*Written problem*. Transcribe all of the material exactly. Any picture in it should be left out.

************

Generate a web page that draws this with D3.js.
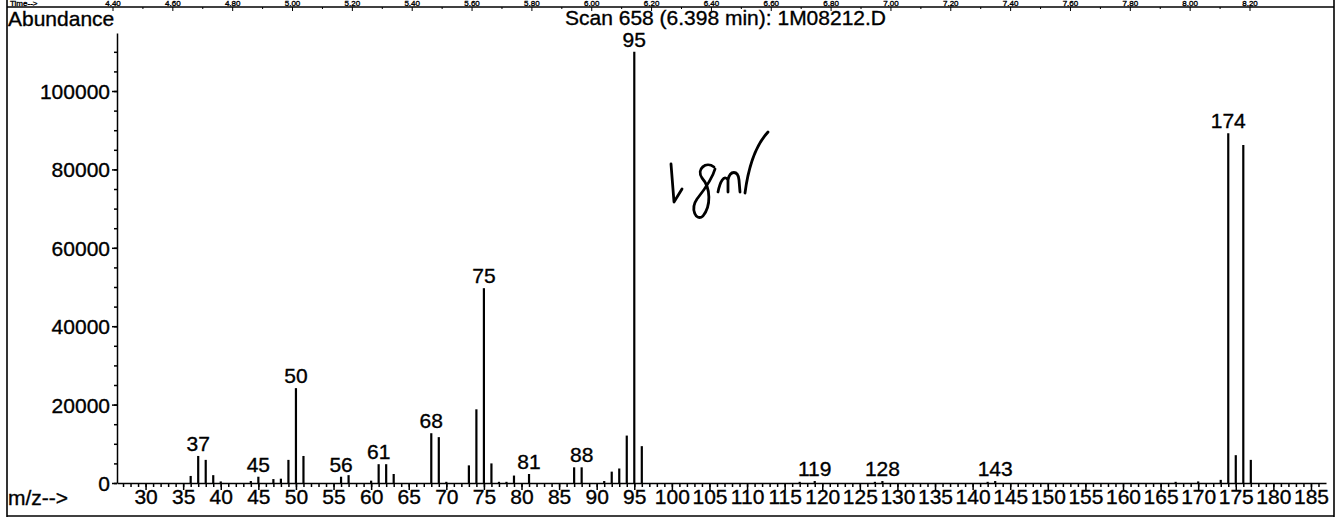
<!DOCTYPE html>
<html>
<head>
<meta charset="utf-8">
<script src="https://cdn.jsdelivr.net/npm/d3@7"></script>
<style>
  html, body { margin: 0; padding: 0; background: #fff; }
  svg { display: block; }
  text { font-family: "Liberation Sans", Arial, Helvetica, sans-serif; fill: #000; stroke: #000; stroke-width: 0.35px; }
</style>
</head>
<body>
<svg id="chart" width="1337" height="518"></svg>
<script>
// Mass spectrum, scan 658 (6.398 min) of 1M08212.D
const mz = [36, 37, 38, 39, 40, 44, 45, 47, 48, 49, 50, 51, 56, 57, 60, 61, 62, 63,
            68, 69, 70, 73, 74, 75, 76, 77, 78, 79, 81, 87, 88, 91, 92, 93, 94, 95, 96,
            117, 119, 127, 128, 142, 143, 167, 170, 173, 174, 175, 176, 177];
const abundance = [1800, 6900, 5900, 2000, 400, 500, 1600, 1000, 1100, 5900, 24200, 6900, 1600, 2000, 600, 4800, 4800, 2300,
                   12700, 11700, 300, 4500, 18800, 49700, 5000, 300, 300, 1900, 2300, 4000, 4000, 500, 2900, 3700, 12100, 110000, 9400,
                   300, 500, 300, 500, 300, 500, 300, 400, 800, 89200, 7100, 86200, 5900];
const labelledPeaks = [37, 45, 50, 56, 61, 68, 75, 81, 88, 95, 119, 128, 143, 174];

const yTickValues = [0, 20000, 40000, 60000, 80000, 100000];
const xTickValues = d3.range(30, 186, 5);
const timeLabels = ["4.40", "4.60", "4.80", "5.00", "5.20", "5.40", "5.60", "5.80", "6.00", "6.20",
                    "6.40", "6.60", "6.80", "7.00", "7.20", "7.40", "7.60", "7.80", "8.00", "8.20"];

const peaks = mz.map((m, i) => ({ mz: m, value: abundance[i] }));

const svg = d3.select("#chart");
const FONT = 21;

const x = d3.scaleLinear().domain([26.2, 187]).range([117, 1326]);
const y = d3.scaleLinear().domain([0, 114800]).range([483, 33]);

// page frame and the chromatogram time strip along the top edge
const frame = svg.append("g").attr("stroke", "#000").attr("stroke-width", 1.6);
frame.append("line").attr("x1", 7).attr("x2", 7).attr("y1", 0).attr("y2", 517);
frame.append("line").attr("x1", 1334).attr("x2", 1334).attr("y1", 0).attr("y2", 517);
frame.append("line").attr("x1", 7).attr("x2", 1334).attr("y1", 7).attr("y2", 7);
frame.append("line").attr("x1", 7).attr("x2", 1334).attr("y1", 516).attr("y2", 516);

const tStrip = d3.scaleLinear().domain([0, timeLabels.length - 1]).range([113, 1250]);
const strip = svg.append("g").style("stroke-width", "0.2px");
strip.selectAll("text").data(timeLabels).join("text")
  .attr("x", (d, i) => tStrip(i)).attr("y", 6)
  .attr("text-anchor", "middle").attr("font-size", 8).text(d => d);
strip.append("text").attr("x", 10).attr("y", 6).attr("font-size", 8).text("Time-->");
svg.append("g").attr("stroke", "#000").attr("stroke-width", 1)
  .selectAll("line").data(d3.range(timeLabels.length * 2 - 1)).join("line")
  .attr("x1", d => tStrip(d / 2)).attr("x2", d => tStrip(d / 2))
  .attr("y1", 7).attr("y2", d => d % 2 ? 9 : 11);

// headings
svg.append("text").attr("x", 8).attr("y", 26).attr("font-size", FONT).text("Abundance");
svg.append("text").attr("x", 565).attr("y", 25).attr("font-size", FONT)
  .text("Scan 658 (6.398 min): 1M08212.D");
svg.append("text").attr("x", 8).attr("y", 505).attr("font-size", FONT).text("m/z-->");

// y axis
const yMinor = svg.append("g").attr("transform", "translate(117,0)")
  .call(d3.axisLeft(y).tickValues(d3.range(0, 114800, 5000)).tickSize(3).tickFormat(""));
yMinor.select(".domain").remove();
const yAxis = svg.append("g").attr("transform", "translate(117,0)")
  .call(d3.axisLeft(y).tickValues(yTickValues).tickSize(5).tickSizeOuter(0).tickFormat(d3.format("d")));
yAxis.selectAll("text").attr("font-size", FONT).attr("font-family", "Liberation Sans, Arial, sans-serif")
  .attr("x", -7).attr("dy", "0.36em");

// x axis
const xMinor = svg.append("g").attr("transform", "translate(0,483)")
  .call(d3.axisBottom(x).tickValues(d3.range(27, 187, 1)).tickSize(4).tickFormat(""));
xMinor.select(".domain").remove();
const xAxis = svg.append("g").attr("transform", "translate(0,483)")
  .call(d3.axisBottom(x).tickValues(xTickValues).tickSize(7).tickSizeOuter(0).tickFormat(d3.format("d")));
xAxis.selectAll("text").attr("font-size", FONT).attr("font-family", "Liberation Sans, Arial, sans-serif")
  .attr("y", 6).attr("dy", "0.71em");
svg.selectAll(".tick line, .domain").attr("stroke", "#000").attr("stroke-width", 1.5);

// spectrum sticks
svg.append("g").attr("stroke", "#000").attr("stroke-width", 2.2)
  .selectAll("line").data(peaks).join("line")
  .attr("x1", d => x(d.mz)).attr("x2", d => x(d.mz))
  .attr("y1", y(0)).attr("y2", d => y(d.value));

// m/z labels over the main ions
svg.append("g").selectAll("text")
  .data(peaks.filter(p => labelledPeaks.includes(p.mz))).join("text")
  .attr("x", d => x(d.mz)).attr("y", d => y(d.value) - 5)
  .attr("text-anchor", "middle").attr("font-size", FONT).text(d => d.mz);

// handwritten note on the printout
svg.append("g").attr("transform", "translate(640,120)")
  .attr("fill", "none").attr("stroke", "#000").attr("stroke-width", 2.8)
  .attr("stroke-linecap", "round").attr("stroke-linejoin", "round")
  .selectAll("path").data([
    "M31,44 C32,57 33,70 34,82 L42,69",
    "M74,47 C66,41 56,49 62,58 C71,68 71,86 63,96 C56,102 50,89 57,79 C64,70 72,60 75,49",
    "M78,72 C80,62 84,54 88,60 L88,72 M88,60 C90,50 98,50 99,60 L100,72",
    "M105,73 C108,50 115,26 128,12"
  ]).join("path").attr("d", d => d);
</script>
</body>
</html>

************

*The solution*.
Generate a web page that draws this with D3.js.
<!DOCTYPE html>
<html>
<head>
<meta charset="utf-8">
<script src="https://cdn.jsdelivr.net/npm/d3@7"></script>
<style>
  html, body { margin: 0; padding: 0; background: #fff; }
  svg { display: block; }
  text { font-family: "Liberation Sans", Arial, Helvetica, sans-serif; fill: #000; stroke: #000; stroke-width: 0.35px; }
</style>
</head>
<body>
<svg id="chart" width="1337" height="518"></svg>
<script>
// Mass spectrum, scan 658 (6.398 min) of 1M08212.D
const mz = [36, 37, 38, 39, 40, 44, 45, 47, 48, 49, 50, 51, 56, 57, 60, 61, 62, 63,
            68, 69, 70, 73, 74, 75, 76, 77, 78, 79, 81, 87, 88, 91, 92, 93, 94, 95, 96,
            117, 119, 127, 128, 142, 143, 167, 170, 173, 174, 175, 176, 177];
const abundance = [1800, 6900, 5900, 2000, 400, 500, 1600, 1000, 1100, 5900, 24200, 6900, 1600, 2000, 600, 4800, 4800, 2300,
                   12700, 11700, 300, 4500, 18800, 49700, 5000, 300, 300, 1900, 2300, 4000, 4000, 500, 2900, 3700, 12100, 110000, 9400,
                   300, 500, 300, 500, 300, 500, 300, 400, 800, 89200, 7100, 86200, 5900];
const labelledPeaks = [37, 45, 50, 56, 61, 68, 75, 81, 88, 95, 119, 128, 143, 174];

const yTickValues = [0, 20000, 40000, 60000, 80000, 100000];
const xTickValues = d3.range(30, 186, 5);
const timeLabels = ["4.40", "4.60", "4.80", "5.00", "5.20", "5.40", "5.60", "5.80", "6.00", "6.20",
                    "6.40", "6.60", "6.80", "7.00", "7.20", "7.40", "7.60", "7.80", "8.00", "8.20"];

const peaks = mz.map((m, i) => ({ mz: m, value: abundance[i] }));

const svg = d3.select("#chart");
const FONT = 21;

const x = d3.scaleLinear().domain([26.2, 187]).range([117, 1326]);
const y = d3.scaleLinear().domain([0, 114800]).range([483, 33]);

// page frame and the chromatogram time strip along the top edge
const frame = svg.append("g").attr("stroke", "#000").attr("stroke-width", 1.6);
frame.append("line").attr("x1", 7).attr("x2", 7).attr("y1", 0).attr("y2", 517);
frame.append("line").attr("x1", 1334).attr("x2", 1334).attr("y1", 0).attr("y2", 517);
frame.append("line").attr("x1", 7).attr("x2", 1334).attr("y1", 7).attr("y2", 7);
frame.append("line").attr("x1", 7).attr("x2", 1334).attr("y1", 516).attr("y2", 516);

const tStrip = d3.scaleLinear().domain([0, timeLabels.length - 1]).range([113, 1250]);
const strip = svg.append("g").style("stroke-width", "0.2px");
strip.selectAll("text").data(timeLabels).join("text")
  .attr("x", (d, i) => tStrip(i)).attr("y", 6)
  .attr("text-anchor", "middle").attr("font-size", 8).text(d => d);
strip.append("text").attr("x", 10).attr("y", 6).attr("font-size", 8).text("Time-->");
svg.append("g").attr("stroke", "#000").attr("stroke-width", 1)
  .selectAll("line").data(d3.range(timeLabels.length * 2 - 1)).join("line")
  .attr("x1", d => tStrip(d / 2)).attr("x2", d => tStrip(d / 2))
  .attr("y1", 7).attr("y2", d => d % 2 ? 9 : 11);

// headings
svg.append("text").attr("x", 8).attr("y", 26).attr("font-size", FONT).text("Abundance");
svg.append("text").attr("x", 565).attr("y", 25).attr("font-size", FONT)
  .text("Scan 658 (6.398 min): 1M08212.D");
svg.append("text").attr("x", 8).attr("y", 505).attr("font-size", FONT).text("m/z-->");

// y axis
const yMinor = svg.append("g").attr("transform", "translate(117,0)")
  .call(d3.axisLeft(y).tickValues(d3.range(0, 114800, 5000)).tickSize(3).tickFormat(""));
yMinor.select(".domain").remove();
const yAxis = svg.append("g").attr("transform", "translate(117,0)")
  .call(d3.axisLeft(y).tickValues(yTickValues).tickSize(5).tickSizeOuter(0).tickFormat(d3.format("d")));
yAxis.selectAll("text").attr("font-size", FONT).attr("font-family", "Liberation Sans, Arial, sans-serif")
  .attr("x", -7).attr("dy", "0.36em");

// x axis
const xMinor = svg.append("g").attr("transform", "translate(0,483)")
  .call(d3.axisBottom(x).tickValues(d3.range(27, 187, 1)).tickSize(4).tickFormat(""));
xMinor.select(".domain").remove();
const xAxis = svg.append("g").attr("transform", "translate(0,483)")
  .call(d3.axisBottom(x).tickValues(xTickValues).tickSize(7).tickSizeOuter(0).tickFormat(d3.format("d")));
xAxis.selectAll("text").attr("font-size", FONT).attr("font-family", "Liberation Sans, Arial, sans-serif")
  .attr("y", 6).attr("dy", "0.71em");
svg.selectAll(".tick line, .domain").attr("stroke", "#000").attr("stroke-width", 1.5);

// spectrum sticks
svg.append("g").attr("stroke", "#000").attr("stroke-width", 2.2)
  .selectAll("line").data(peaks).join("line")
  .attr("x1", d => x(d.mz)).attr("x2", d => x(d.mz))
  .attr("y1", y(0)).attr("y2", d => y(d.value));

// m/z labels over the main ions
svg.append("g").selectAll("text")
  .data(peaks.filter(p => labelledPeaks.includes(p.mz))).join("text")
  .attr("x", d => x(d.mz)).attr("y", d => y(d.value) - 5)
  .attr("text-anchor", "middle").attr("font-size", FONT).text(d => d.mz);

// handwritten note on the printout
svg.append("g").attr("transform", "translate(640,120)")
  .attr("fill", "none").attr("stroke", "#000").attr("stroke-width", 2.8)
  .attr("stroke-linecap", "round").attr("stroke-linejoin", "round")
  .selectAll("path").data([
    "M31,44 C32,57 33,70 34,82 L42,69",
    "M74,47 C66,41 56,49 62,58 C71,68 71,86 63,96 C56,102 50,89 57,79 C64,70 72,60 75,49",
    "M78,72 C80,62 84,54 88,60 L88,72 M88,60 C90,50 98,50 99,60 L100,72",
    "M105,73 C108,50 115,26 128,12"
  ]).join("path").attr("d", d => d);
</script>
</body>
</html>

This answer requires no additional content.